By listening to a persons work, you basically give them immortality (Re Beethoven) and in some extreme cases – maybe the person is really undeserving of immortality (say – if Hitler was also a gifted musician – would you listen to his music – could you enjoy it, knowing what you know about the man? – and do you think a man like that should be immortal?
One of the challenges of being a writer and teacher is the omnipresent balancing act: how much do we choose to present the personality of the creator alongside his/her music? Will our depiction of a composer ‘warts and all’ unduly prejudice a potential audience against their music?

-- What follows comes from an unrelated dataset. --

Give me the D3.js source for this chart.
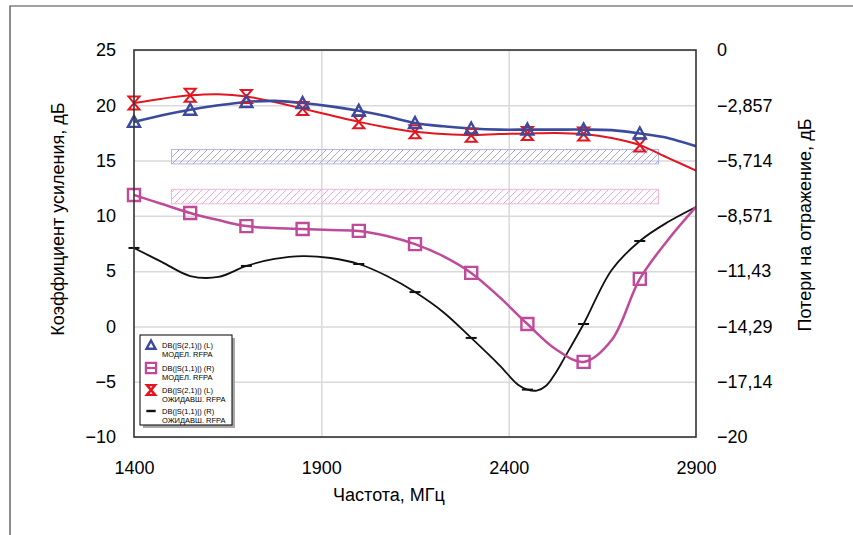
<!DOCTYPE html>
<html><head><meta charset="utf-8">
<script src="https://cdn.jsdelivr.net/npm/d3@7"></script>
<style>
body{margin:0;background:#fff}
svg{display:block}
text{font-family:"Liberation Sans",Arial,sans-serif;fill:#000}
</style>
</head><body>
<svg id="c" width="853" height="535"></svg>
<script>
// ---------- DATA ----------
const freqs = [1400,1475,1550,1625,1700,1775,1850,1925,2000,2075,2150,2225,2300,2375,2450,2525,2600,2675,2750,2825,2900];
// S21 model (left axis, dB)
const s21Model = [18.5,19.1,19.6,20.0,20.3,20.4,20.2,19.9,19.5,19.0,18.4,18.1,17.9,17.8,17.8,17.8,17.8,17.75,17.45,17.05,16.3];
// S21 expected (left axis, dB)
const s21Meas  = [20.2,20.6,20.9,21.0,20.8,20.3,19.7,19.1,18.5,18.0,17.6,17.4,17.3,17.4,17.45,17.5,17.4,17.05,16.4,15.25,14.1];
// S11 model (right axis, dB)
const s11Model = [-7.49,-7.96,-8.42,-8.79,-9.10,-9.20,-9.25,-9.30,-9.35,-9.61,-10.03,-10.65,-11.52,-12.76,-14.16,-15.45,-16.12,-14.99,-11.83,-9.82,-8.11];
// S11 expected (right axis, dB)
const s11MeasFreqs = [1400,1475,1550,1625,1700,1775,1850,1925,2000,2075,2150,2225,2300,2375,2425,2450,2475,2500,2525,2550,2600,2675,2750,2825,2900];
const s11Meas = [-10.23,-10.96,-11.68,-11.73,-11.16,-10.80,-10.65,-10.75,-11.06,-11.68,-12.51,-13.54,-14.88,-16.28,-17.30,-17.55,-17.60,-17.35,-16.70,-15.87,-14.16,-11.37,-9.87,-8.89,-8.11];
const markerFreqs = [1400,1550,1700,1850,2000,2150,2300,2450,2600,2750];
const s11MeasMarkerFreqs = [1400,1700,2000,2150,2300,2450,2600,2750];
// spec masks
const maskFreq = [1500, 2800];
const gainMask = [14.7, 16.0];      // left axis
const returnMask = [-7.95, -7.2];   // right axis
// ticks
const xTicks = [1400,1900,2400,2900];
const yLeftTicks = [-10,-5,0,5,10,15,20,25];
const yRightTicks = [0,-20/7,-40/7,-60/7,-80/7,-100/7,-120/7,-20];
const yRightLabels = ["0","\u22122,857","\u22125,714","\u22128,571","\u221211,43","\u221214,29","\u221217,14","\u221220"];
const legendItems = [
  {l1:"DB(|S(2,1)|) (L)", l2:"МОДЕЛ. RFPA", key:"tri"},
  {l1:"DB(|S(1,1)|) (R)", l2:"МОДЕЛ. RFPA", key:"sq"},
  {l1:"DB(|S(2,1)|) (L)", l2:"ОЖИДАВШ. RFPA", key:"hg"},
  {l1:"DB(|S(1,1)|) (R)", l2:"ОЖИДАВШ. RFPA", key:"dash"}
];

// ---------- STYLE ----------
const C = {blue:"#3b4a9c", red:"#e3161f", pink:"#c04a9a", black:"#111"};
const svg = d3.select("#c");
const L = 134, R = 696, T = 50, B = 437;
const x = d3.scaleLinear([1400,2900],[L,R]);
const yL = d3.scaleLinear([-10,25],[B,T]);
const yR = d3.scaleLinear([-20,0],[B,T]);
const fmtMinus = v => (v<0?"\u2212":"") + Math.abs(v);

// outer frame
svg.append("path").attr("d",`M10,535 V6 H853`).attr("fill","none").attr("stroke","#444").attr("stroke-width",1.2);

// defs: hatch patterns
const defs = svg.append("defs");
function hatch(id,color){
  const p = defs.append("pattern").attr("id",id).attr("patternUnits","userSpaceOnUse").attr("width",7).attr("height",7);
  p.append("path").attr("d","M-1,8 L8,-1 M-1,1 L1,-1 M6,8 L8,6").attr("stroke",color).attr("stroke-width",1);
}
hatch("hb","#a9a9e0");
hatch("hp","#f2a9d8");
defs.append("clipPath").attr("id","clip").append("rect").attr("x",L).attr("y",T).attr("width",R-L).attr("height",B-T);

// gridlines
svg.append("g").call(d3.axisLeft(yL).tickValues(yLeftTicks).tickSize(-(R-L)).tickFormat(""))
  .attr("transform",`translate(${L},0)`)
  .call(g=>{g.select(".domain").remove(); g.selectAll("line").attr("stroke","#d9d9d9").attr("stroke-width",1.5);});
svg.append("g").call(d3.axisBottom(x).tickValues(xTicks.slice(1,-1)).tickSize(-(B-T)).tickFormat(""))
  .attr("transform",`translate(0,${B})`)
  .call(g=>{g.select(".domain").remove(); g.selectAll("line").attr("stroke","#d9d9d9").attr("stroke-width",1.5);});

// masks
svg.append("rect").attr("x",x(maskFreq[0])).attr("width",x(maskFreq[1])-x(maskFreq[0]))
  .attr("y",yL(gainMask[1])).attr("height",yL(gainMask[0])-yL(gainMask[1]))
  .attr("fill","url(#hb)").attr("stroke","#b4b4e6").attr("stroke-width",1);
svg.append("rect").attr("x",x(maskFreq[0])).attr("width",x(maskFreq[1])-x(maskFreq[0]))
  .attr("y",yR(returnMask[1])).attr("height",yR(returnMask[0])-yR(returnMask[1]))
  .attr("fill","url(#hp)").attr("stroke","#f2b4dc").attr("stroke-width",1);

// axis labels
svg.append("g").call(d3.axisLeft(yL).tickValues(yLeftTicks).tickSize(0).tickPadding(18).tickFormat(fmtMinus))
  .attr("transform",`translate(${L},0)`)
  .call(g=>{g.select(".domain").remove(); g.selectAll("text").attr("font-size",18).attr("font-family","Liberation Sans, Arial, sans-serif").attr("fill","#000");});
svg.append("g").call(d3.axisRight(yR).tickValues(yRightTicks).tickSize(0).tickPadding(21).tickFormat((d,i)=>yRightLabels[i]))
  .attr("transform",`translate(${R},0)`)
  .call(g=>{g.select(".domain").remove(); g.selectAll("text").attr("font-size",18).attr("font-family","Liberation Sans, Arial, sans-serif").attr("fill","#000");});
svg.append("g").call(d3.axisBottom(x).tickValues(xTicks).tickSize(0).tickPadding(24).tickFormat(d=>d))
  .attr("transform",`translate(0,${B})`)
  .call(g=>{g.select(".domain").remove(); g.selectAll("text").attr("font-size",18).attr("font-family","Liberation Sans, Arial, sans-serif").attr("fill","#000");});

// titles
svg.append("text").attr("transform","translate(64,219) rotate(-90)").attr("text-anchor","middle").attr("font-size",18).text("Коэффициент усиления, дБ");
svg.append("text").attr("transform","translate(811,225) rotate(-90)").attr("text-anchor","middle").attr("font-size",18).text("Потери на отражение, дБ");
svg.append("text").attr("x",389).attr("y",501).attr("text-anchor","middle").attr("font-size",18).text("Частота, МГц");

// curves
const plot = svg.append("g").attr("clip-path","url(#clip)");
const curve = d3.curveCatmullRom.alpha(0.5);
function drawLine(fs, vs, sy, color, w){
  const data = fs.map((f,i)=>[f,vs[i]]);
  plot.append("path").datum(data)
    .attr("d", d3.line().x(d=>x(d[0])).y(d=>sy(d[1])).curve(curve))
    .attr("fill","none").attr("stroke",color).attr("stroke-width",w).attr("stroke-linejoin","round");
}
drawLine(s11MeasFreqs, s11Meas, yR, C.black, 1.8);
drawLine(freqs, s11Model, yR, C.pink, 2.5);
drawLine(freqs, s21Meas, yL, C.red, 2);
drawLine(freqs, s21Model, yL, C.blue, 2.6);

// markers
const sym = {
  tri: s => `M0,${-6*s} L${6*s},${5*s} L${-6*s},${5*s} Z`,
  sq:  s => `M${-6*s},${-6*s} H${6*s} V${6*s} H${-6*s} Z`,
  hg:  s => `M${-5.5*s},${-6.5*s} H${5.5*s} L${-5.5*s},${6.5*s} H${5.5*s} Z`,
  dash:s => `M${-5.5*s},0 H${5.5*s}`
};
function drawMarkers(fs, vs, mfs, sy, key, color, w){
  const pts = mfs.map(f=>[f, vs[fs.indexOf(f)]]);
  svg.append("g").selectAll("path").data(pts).join("path")
    .attr("transform",d=>`translate(${x(d[0])},${sy(d[1])})`)
    .attr("d",sym[key](1)).attr("fill","none").attr("stroke",color).attr("stroke-width",w);
}
drawMarkers(s11MeasFreqs, s11Meas, s11MeasMarkerFreqs, yR, "dash", C.black, 2);
drawMarkers(freqs, s11Model, markerFreqs, yR, "sq", C.pink, 2.4);
drawMarkers(freqs, s21Meas, markerFreqs, yL, "hg", C.red, 2);
drawMarkers(freqs, s21Model, markerFreqs, yL, "tri", C.blue, 2.4);

// plot frame
svg.append("rect").attr("x",L).attr("y",T).attr("width",R-L).attr("height",B-T)
  .attr("fill","none").attr("stroke","#333").attr("stroke-width",1.6);

// legend
const lg = svg.append("g");
lg.append("rect").attr("x",143).attr("y",338).attr("width",92).attr("height",90).attr("fill","#a8a8a8");
lg.append("rect").attr("x",140).attr("y",335).attr("width",92).attr("height",90).attr("fill","#fff").attr("stroke","#000").attr("stroke-width",1);
const lgColors = {tri:C.blue, sq:C.pink, hg:C.red, dash:C.black};
const lgY = [345,368,390,411];
legendItems.forEach((it,i)=>{
  const cy = lgY[i];
  const g = lg.append("g").attr("transform",`translate(151,${cy})`);
  if(it.key==="sq"){
    g.append("path").attr("d",sym.sq(0.85)).attr("fill","none").attr("stroke",lgColors.sq).attr("stroke-width",2.2);
    g.append("path").attr("d","M-5,0 H5").attr("stroke",lgColors.sq).attr("stroke-width",2.2);
  } else if(it.key==="dash"){
    g.append("path").attr("d",sym.dash(0.85)).attr("stroke",lgColors.dash).attr("stroke-width",2.4);
  } else {
    g.append("path").attr("d",sym[it.key](0.75)).attr("fill","none").attr("stroke",lgColors[it.key]).attr("stroke-width",2.4);
  }
  lg.append("text").attr("x",162).attr("y",cy+2.5).attr("font-size",7.5).text(it.l1);
  lg.append("text").attr("x",162).attr("y",cy+11.5).attr("font-size",7.5).text(it.l2);
});
</script>
</body></html>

I don’t think the music is so separate from the personality. Music is always about something. It may not have the specific one on one relationship of words to subject, but it does mean something. I dislike Wagner’s music because of what it so often says. Nietzche certainly thought Wagner’s music said something, and said something nasty, bellicose and imperial. Ruggles music I enjoy despite his hateful antisemitism. Perhaps I am deaf to what Ruggles is really saying and am merely reading into it what I want to hear. However, I think in that instance perhaps Ruggles is putting forward some other part of his personality.
I think it’s a ridiculous thing to like or not like someone’s art or music based on the personal characteristics of the creator. If someone likes Wagner’s music, that doesn’t mean he/she likes Nazism. Just because someone might like The Cantos by Ezra Pound doesn’t mean he/she is an antisemite. And just because Carl Ruggles was a miserable WASP supremacist doesn’t mean I cant love his music. Like I said, this is ridiculous. Look at the converse—if Elliott Carter was a major supporter of minimalist music, would I like Carter’s music? Uh, no.
Certainly it can be difficult to separate feelings for the person from feelings about the music–I know part of my problem with Elliott Carter’s music is his appalling statements about Minimalism, but I also know it’s not fair. But Kettle phrases it like its a legitimate and actively debated philosophical question, not a the mere psychological hangup it really is.
I do think it can be difficult to like a piece of music if you personally don’t like the person who wrote it. Isn’t one of the jobs of the “pre-concert talk” to get the audience to like you somewhat and therefore be more open-minded to your music?
So Orff was a wuss. Whatever. Strauss was a wuss too, if also a much better composer.
It’s also important to remember that the Nazis would generally say any piece they liked was representative of their beliefs. Beethoven, Shakespear, and the Benediktbeuern Monks were pretty far from Nazis, but all had their works held up as beacons of National Socialism and the Aryan race. To quote “A Fish Called Wanda”…
Otto: Apes don’t read philosophy!
Wanda: Yes they do. They just don’t understand it!
The Burana Codex? C’mon! Everyone knows that rightwing extremists are first and foremost hypocrites!
2008 was a good year for me. I hope no one thinks I was supportive of Bush and the War in Iraq because of it.